EXERCISE REQUIREMENTS:
Only the lines from the start of the data below through the line that contains "const yTicks = [0, 500, 1000, 1500, 2000, 2500, 3000, 3500];" are to be copied, exactly and without pictures.

☆ ☆ ☆ ☆

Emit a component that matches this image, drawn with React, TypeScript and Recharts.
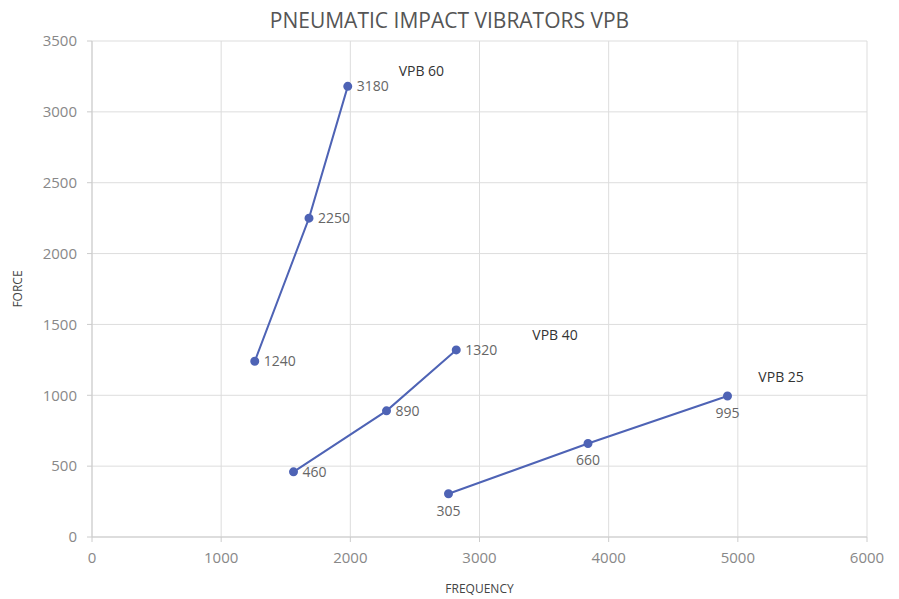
import { LineChart, Line, XAxis, YAxis, CartesianGrid, LabelList, ReferenceDot } from 'recharts';

const xTicks = [0, 1000, 2000, 3000, 4000, 5000, 6000];
const yTicks = [0, 500, 1000, 1500, 2000, 2500, 3000, 3500];

const vpb60 = [
  { frequency: 1260, force: 1240 },
  { frequency: 1680, force: 2250 },
  { frequency: 1980, force: 3180 },
];
const vpb40 = [
  { frequency: 1560, force: 460 },
  { frequency: 2280, force: 890 },
  { frequency: 2820, force: 1320 },
];
const vpb25 = [
  { frequency: 2760, force: 305 },
  { frequency: 3840, force: 660 },
  { frequency: 4920, force: 995 },
];

// where the series names sit, in data units
const seriesNames = [
  { name: 'VPB 60', frequency: 2550, force: 3290 },
  { name: 'VPB 40', frequency: 3585, force: 1425 },
  { name: 'VPB 25', frequency: 5335, force: 1130 },
];

const FONT = '"Open Sans", sans-serif';
const LINE = '#4e63b5';
const tickStyle = { fontSize: 15, fill: '#888', fontFamily: FONT };
const valueStyle = { fontSize: 14, fill: '#666', fontFamily: FONT };

export default function App() {
  return (
    <div style={{ position: 'absolute', left: 0, top: 0, width: 899, height: 599, background: '#fff', fontFamily: FONT }}>
      <div style={{ position: 'absolute', top: 6, width: 899, textAlign: 'center', fontSize: 21, color: '#555' }}>
        PNEUMATIC IMPACT VIBRATORS VPB
      </div>
      <LineChart width={899} height={599} margin={{ top: 41, right: 32, bottom: 0, left: 0 }}>
        <CartesianGrid stroke="#ddd" />
        <XAxis
          type="number"
          dataKey="frequency"
          domain={[0, 6000]}
          ticks={xTicks}
          height={62}
          stroke="#ccc"
          tickSize={5}
          tickMargin={10}
          tick={tickStyle}
          label={{ value: 'FREQUENCY', position: 'insideBottom', offset: 6, style: { fontSize: 12, fill: '#444', fontFamily: FONT } }}
        />
        <YAxis
          type="number"
          dataKey="force"
          domain={[0, 3500]}
          ticks={yTicks}
          width={92}
          stroke="#ccc"
          tickSize={5}
          tickMargin={10}
          tick={tickStyle}
          label={{ value: 'FORCE', angle: -90, position: 'insideLeft', offset: 18, style: { fontSize: 12, fill: '#444', fontFamily: FONT, textAnchor: 'middle' } }}
        />
        <Line data={vpb60} dataKey="force" stroke={LINE} strokeWidth={2} dot={{ r: 3.5, fill: LINE, stroke: LINE }} isAnimationActive={false}>
          <LabelList dataKey="force" position="right" offset={9} style={valueStyle} />
        </Line>
        <Line data={vpb40} dataKey="force" stroke={LINE} strokeWidth={2} dot={{ r: 3.5, fill: LINE, stroke: LINE }} isAnimationActive={false}>
          <LabelList dataKey="force" position="right" offset={9} style={valueStyle} />
        </Line>
        <Line data={vpb25} dataKey="force" stroke={LINE} strokeWidth={2} dot={{ r: 3.5, fill: LINE, stroke: LINE }} isAnimationActive={false}>
          <LabelList dataKey="force" position="bottom" offset={12} style={valueStyle} />
        </Line>
        {seriesNames.map((s) => (
          <ReferenceDot
            key={s.name}
            x={s.frequency}
            y={s.force}
            r={0}
            stroke="none"
            label={{ value: s.name, position: 'center', style: { fontSize: 14, fill: '#333', fontFamily: FONT } }}
          />
        ))}
      </LineChart>
    </div>
  );
}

☆ ☆ ☆ ☆

SOLUTION TO THE PROBLEM:
Emit a component that matches this image, drawn with React, TypeScript and Recharts.
import { LineChart, Line, XAxis, YAxis, CartesianGrid, LabelList, ReferenceDot } from 'recharts';

const xTicks = [0, 1000, 2000, 3000, 4000, 5000, 6000];
const yTicks = [0, 500, 1000, 1500, 2000, 2500, 3000, 3500];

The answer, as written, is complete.